An International Atomic Energy Agency (IAEA) delegation plans to visit Pyongyang next week to discuss procedures for shutting down the North's Yongbyon reactor, which produces the raw material for bomb-making plutonium.
But a North Korean official in Vienna, where the UN nuclear watchdog is based, said his country had not yet given the formal go-ahead for the visit.
"The visit date of the delegation is not confirmed because the release of the frozen funds of DPRK (North Korea) at Banco Delta Asia in Macau has not been completed," embassy spokesman Hyon Yong-Man told reporters.
"Our side already informed the IAEA that we have no objections for the agency to prepare the visit as planned, but we are not ready to give our official confirmation for the scheduled visit of the agency due to the only reason of unfinished remittance."
The comments cast a cloud over apparent swift progress since Pyongyang said last Saturday the unfreezing of the funds "has reached its final phase," and invited an IAEA team to visit at an unspecified date.
The US envoy, arriving at the airport in steady rain, said his aim was to get the six-party talks process moving. The forum grouping the two Koreas, China, Russia, Japan and the United States reached a disarmament deal on February 13 but the cash row blocked any progress.

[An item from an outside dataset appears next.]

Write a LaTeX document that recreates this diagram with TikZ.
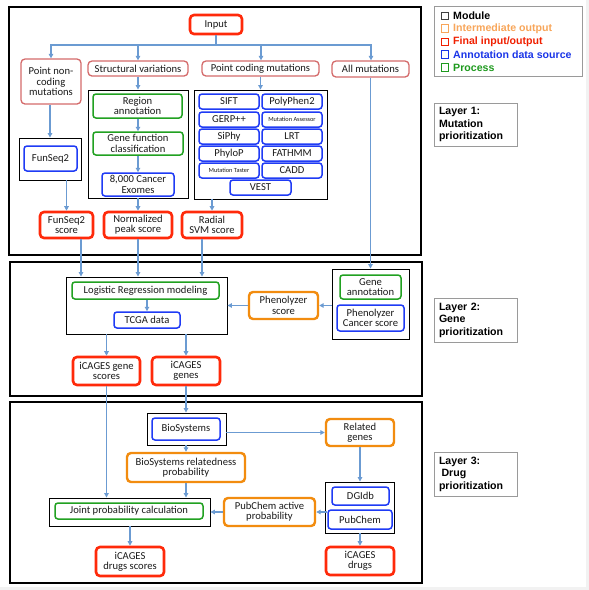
\documentclass[tikz,border=0pt]{standalone}
\usepackage{fontspec}
\setmainfont{Carlito}
\newfontfamily\legfont{Liberation Sans}
\usetikzlibrary{arrows.meta}
\definecolor{finc}{HTML}{FF2A0A}
\definecolor{intc}{HTML}{F28C0F}
\definecolor{pinkc}{HTML}{D46A6A}
\definecolor{bluec}{HTML}{1F3BF5}
\definecolor{greenc}{HTML}{21A121}
\definecolor{arrc}{HTML}{6B9BD2}
\definecolor{txtc}{HTML}{1A1A1A}
\definecolor{legorange}{HTML}{F8A65A}
\definecolor{legred}{HTML}{F02000}
\definecolor{legblue}{HTML}{1A35E8}
\definecolor{leggreen}{HTML}{1E9A1E}
\definecolor{graybd}{HTML}{9A9A9A}
\newcommand\bx[7]{\node[#6,minimum width={(#4-#2)*1pt},minimum height={(#5-#3)*1pt}] (#1) at ({(#2+#4)/2},{(#3+#5)/2}) {#7};}
\tikzset{
  base/.style={rectangle,inner sep=0pt,align=center,text=txtc,font=\fontsize{10.6}{10.3}\selectfont},
  finalbox/.style={base,draw=finc,line width=2.6pt,rounded corners=4pt},
  interbox/.style={base,draw=intc,line width=2.4pt,rounded corners=4pt},
  inbox/.style={base,draw=pinkc,line width=1.3pt,rounded corners=4pt},
  databox/.style={base,draw=bluec,line width=1.5pt,rounded corners=3pt},
  procbox/.style={base,draw=greenc,line width=1.5pt,rounded corners=3pt},
  modbox/.style={base,draw=black,line width=0.9pt},
  layerbox/.style={rectangle,draw=black,line width=2.8pt,inner sep=0pt},
  labelbox/.style={rectangle,draw=graybd,line width=0.9pt,inner sep=0pt,align=left,text width=73pt,font=\legfont\bfseries\fontsize{10.6}{12.5}\selectfont},
  legtext/.style={anchor=west,inner sep=0pt,font=\legfont\bfseries\fontsize{10.6}{12}\selectfont},
  legsq/.style={rectangle,draw=#1,line width=0.8pt,minimum size=7.5pt,inner sep=0pt},
  arr/.style={draw=arrc,line width=1.1pt,-{Triangle[length=4.5pt,width=4.5pt]}},
  ln/.style={draw=arrc,line width=1.1pt}
}
\begin{document}
\begin{tikzpicture}[x=1pt,y=-1pt]
\useasboundingbox (0,0) rectangle (589,590);
\fill[white] (0,0) rectangle (589,590);
\fill[black!5] (586,0) rectangle (589,590);
\fill[black!5] (0,587) rectangle (589,590);
% layers
\bx{layerA}{9}{7}{421}{255}{layerbox}{}
\bx{layerB}{10}{262}{422}{396}{layerbox}{}
\bx{layerC}{10}{402}{422}{583}{layerbox}{}
% legend
\bx{legend}{434}{6}{582}{76}{rectangle,draw=graybd,line width=0.9pt}{}
\node[legsq=black!75] (sqA) at (445,16) {};
\node[legsq=legorange] (sqB) at (445,28.5) {};
\node[legsq=legred] (sqC) at (445,42) {};
\node[legsq=legblue] (sqD) at (445,54.5) {};
\node[legsq=leggreen] (sqE) at (445,67.5) {};
\node[legtext,text=black] (lgA) at (453,16) {Module};
\node[legtext,text=legorange] (lgB) at (453,28.5) {Intermediate output};
\node[legtext,text=legred] (lgC) at (453,42) {Final input/output};
\node[legtext,text=legblue] (lgD) at (453,54.5) {Annotation data source};
\node[legtext,text=leggreen] (lgE) at (453,67.5) {Process};
\bx{labA}{434}{103}{517}{146}{labelbox}{Layer 1:\\Mutation\\prioritization}
\bx{labB}{434}{298}{517}{342}{labelbox}{Layer 2:\\Gene\\prioritization}
\bx{labC}{434}{452}{517}{496}{labelbox}{Layer 3:\\\hspace*{2.5pt}Drug\\prioritization}
% layer 1
\bx{input}{190}{15}{242}{34}{finalbox}{Input}
\bx{pnc}{21}{59}{81}{104}{inbox}{Point non-\\coding\\mutations}
\bx{sv}{88}{61}{188}{76}{inbox}{Structural variations}
\bx{pcm}{202}{61}{319}{76}{inbox}{Point coding mutations}
\bx{allm}{332}{61}{409}{77}{inbox}{All mutations}
\bx{fsmod}{19}{138}{81}{180}{modbox}{}
\bx{funseq}{24}{146}{77}{171}{databox}{FunSeq2}
\bx{svmod}{88}{90}{188}{198}{modbox}{}
\bx{region}{93}{94}{182}{118}{procbox}{Region\\annotation}
\bx{genefunc}{93}{132}{183}{155}{procbox}{Gene function\\classification}
\bx{exomes}{102}{173}{174}{196}{databox}{8,000 Cancer\\Exomes}
\bx{pcmod}{194}{90}{327}{199}{modbox}{}
\bx{sift}{199}{94}{259}{109}{databox}{SIFT}
\bx{polyphen}{262}{94}{322}{109}{databox}{PolyPhen2}
\bx{gerp}{199}{112}{259}{127}{databox}{GERP++}
\bx{massess}{262}{112}{322}{127}{databox,font=\fontsize{6.3}{7}\selectfont}{Mutation Assessor}
\bx{siphy}{199}{129}{259}{144}{databox}{SiPhy}
\bx{lrt}{262}{129}{322}{144}{databox}{LRT}
\bx{phylop}{199}{146}{259}{161}{databox}{PhyloP}
\bx{fathmm}{262}{146}{322}{161}{databox}{FATHMM}
\bx{mtaster}{199}{163}{259}{178}{databox,font=\fontsize{6.3}{7}\selectfont}{Mutation Taster}
\bx{cadd}{262}{163}{322}{178}{databox}{CADD}
\bx{vest}{230}{180}{291}{195}{databox}{VEST}
\bx{fsscore}{40}{212}{93}{238}{finalbox}{FunSeq2\\score}
\bx{npscore}{104}{212}{172}{238}{finalbox}{Normalized\\peak score}
\bx{svmscore}{182}{212}{242}{238}{finalbox}{Radial\\SVM score}
% layer 2
\bx{lrmod}{66}{277}{227}{334}{modbox}{}
\bx{lrm}{72}{282}{219}{299}{procbox}{Logistic Regression modeling}
\bx{tcga}{114}{312}{180}{328}{databox}{TCGA data}
\bx{pscore}{249}{292}{318}{319}{interbox}{Phenolyzer\\score}
\bx{gmod}{332}{269}{409}{339}{modbox}{}
\bx{geneann}{340}{275}{401}{299}{procbox}{Gene\\annotation}
\bx{pcs}{337}{305}{404}{331}{databox}{Phenolyzer\\Cancer score}
\bx{gscores}{73}{357}{140}{385}{finalbox}{iCAGES gene\\scores}
\bx{genes}{152}{357}{220}{385}{finalbox}{iCAGES\\genes}
% layer 3
\bx{biomod}{147}{413}{226}{445}{modbox}{}
\bx{biosys}{152}{418}{220}{440}{databox}{BioSystems}
\bx{relgenes}{326}{419}{394}{446}{interbox}{Related\\genes}
\bx{brp}{127}{453}{245}{482}{interbox}{BioSystems relatedness\\probability}
\bx{jointmod}{49}{498}{210}{526}{modbox}{}
\bx{joint}{55}{503}{203}{519}{procbox}{Joint probability calculation}
\bx{pcap}{224}{498}{315}{526}{interbox}{PubChem active\\probability}
\bx{drugmod}{325}{482}{394}{533}{modbox}{}
\bx{dgidb}{332}{487}{389}{505}{databox}{DGIdb}
\bx{pubchem}{328}{510}{392}{529}{databox}{PubChem}
\bx{dscores}{96}{547}{164}{576}{finalbox}{iCAGES\\drugs scores}
\bx{drugs}{326}{547}{394}{575}{finalbox}{iCAGES\\drugs}
% connectors layer 1
\coordinate (split) at (216,45);
\draw[ln] (input.south) -- (split);
\draw[arr] (split) -| (pnc.north);
\draw[arr] (split) -| (sv.north);
\draw[arr] (split) -| ([xshift=0.5pt]pcm.north);
\draw[arr] (split) -| ([xshift=0.5pt]allm.north);
\draw[arr] (pnc.south -| fsmod.north) -- (fsmod.north);
\draw[arr] (sv.south) -- (sv.south |- svmod.north);
\draw[arr] (pcm.south) -- (pcm.south |- pcmod.north);
\draw[arr] (region.south -| genefunc.north) -- (genefunc.north);
\draw[arr] (genefunc.south -| exomes.north) -- (exomes.north);
\draw[arr] (fsscore.north |- fsmod.south) -- (fsscore.north);
\draw[arr] (npscore.north |- svmod.south) -- (npscore.north);
\draw[arr] (svmscore.north |- pcmod.south) -- (svmscore.north);
% layer 1 -> layer 2
\draw[arr] ([xshift=14.5pt]fsscore.south) -- ([xshift=14.5pt]fsscore.south |- lrmod.north);
\draw[arr] (npscore.south) -- (npscore.south |- lrmod.north);
\draw[arr] ([xshift=-10pt]svmscore.south) -- ([xshift=-10pt]svmscore.south |- lrmod.north);
\draw[arr] (allm.south) -- (allm.south |- gmod.north);
% layer 2
\draw[arr] (lrm.south -| tcga.north) -- (tcga.north);
\draw[arr] (pscore.west) -- (pscore.west -| lrmod.east);
\draw[arr] (pscore.east -| gmod.west) -- (pscore.east);
\draw[arr] (gscores.north |- lrmod.south) -- (gscores.north);
\draw[arr] (genes.north |- lrmod.south) -- (genes.north);
% layer 2 -> layer 3
\draw[arr] (gscores.south) -- (gscores.south |- jointmod.north);
\draw[arr] (genes.south) -- (genes.south |- biomod.north);
% layer 3
\draw[arr] (relgenes.west -| biomod.east) -- (relgenes.west);
\draw[arr] (biomod.south -| brp.north) -- (brp.north);
\draw[arr] (brp.south) -- (brp.south |- jointmod.north);
\draw[arr] (pcap.west) -- (pcap.west -| jointmod.east);
\draw[arr] (relgenes.south) -- (relgenes.south |- drugmod.north);
\draw[arr] (pcap.east -| pubchem.west) -- (pcap.east);
\draw[arr] (drugmod.south -| drugs.north) -- (drugs.north);
\draw[arr] (jointmod.south -| dscores.north) -- (dscores.north);
\end{tikzpicture}
\end{document}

"We hope we can make up for some time we lost this spring," he said after being greeted by a smiling Ri Gun, director of the foreign ministry's America bureau.
China said its Foreign Minister Yang Jiechi would visit Pyongyang on July 2-4, with nuclear disarmament on the agenda. It described Hill's visit as positive.
"We hope it will be conducive to implementing the initial actions (of the February accord) and be of benefit to improving relations between North Korea and the US," said foreign ministry spokesman Qin Gang.
Choson Sinbo, a pro-North Korean newspaper published in Tokyo which often reflects official thinking, said the disarmament process may now speed up "if the US and the DPRK (North Korea) continue to build up mutual trust."
South Korea's foreign ministry said Hill would meet counterpart Kim Kye-Gwan, who extended the invitation, and vice foreign minister Kang Sok-Ju, who is close to reclusive leader Kim Jong-Il.
It said they would discuss a "road map" on implementing the February deal and the normalisation of bilateral relations.
The US State Department said Hill would leave Friday. He was to return to South Korea and go on to Tokyo on his way home.
In the February deal, the North agreed to disable its nuclear programmes in exchange for major aid and diplomatic benefits, including a possible normalisation of relations with Washington.
The pact followed a surge in tensions after the North carried out its first nuclear weapons test last October.
Four IAEA officials arrived in South Korea Thursday to discuss the mission scheduled for next week. A follow-up team will be sent to North Korea within weeks to verify the actual shutdown if it goes ahead.
It will be the inspectors' first visit since they were kicked out in late 2002.
Hill's trip is the first to North Korea by a top State Department official since October 2002, when his predecessor James Kelly confronted the North with alleged evidence of a secret nuclear programme using highly enriched uranium.
That accusation, and the North's denial, triggered off the latest nuclear crisis and the collapse of a 1994 bilateral denuclearisation accord.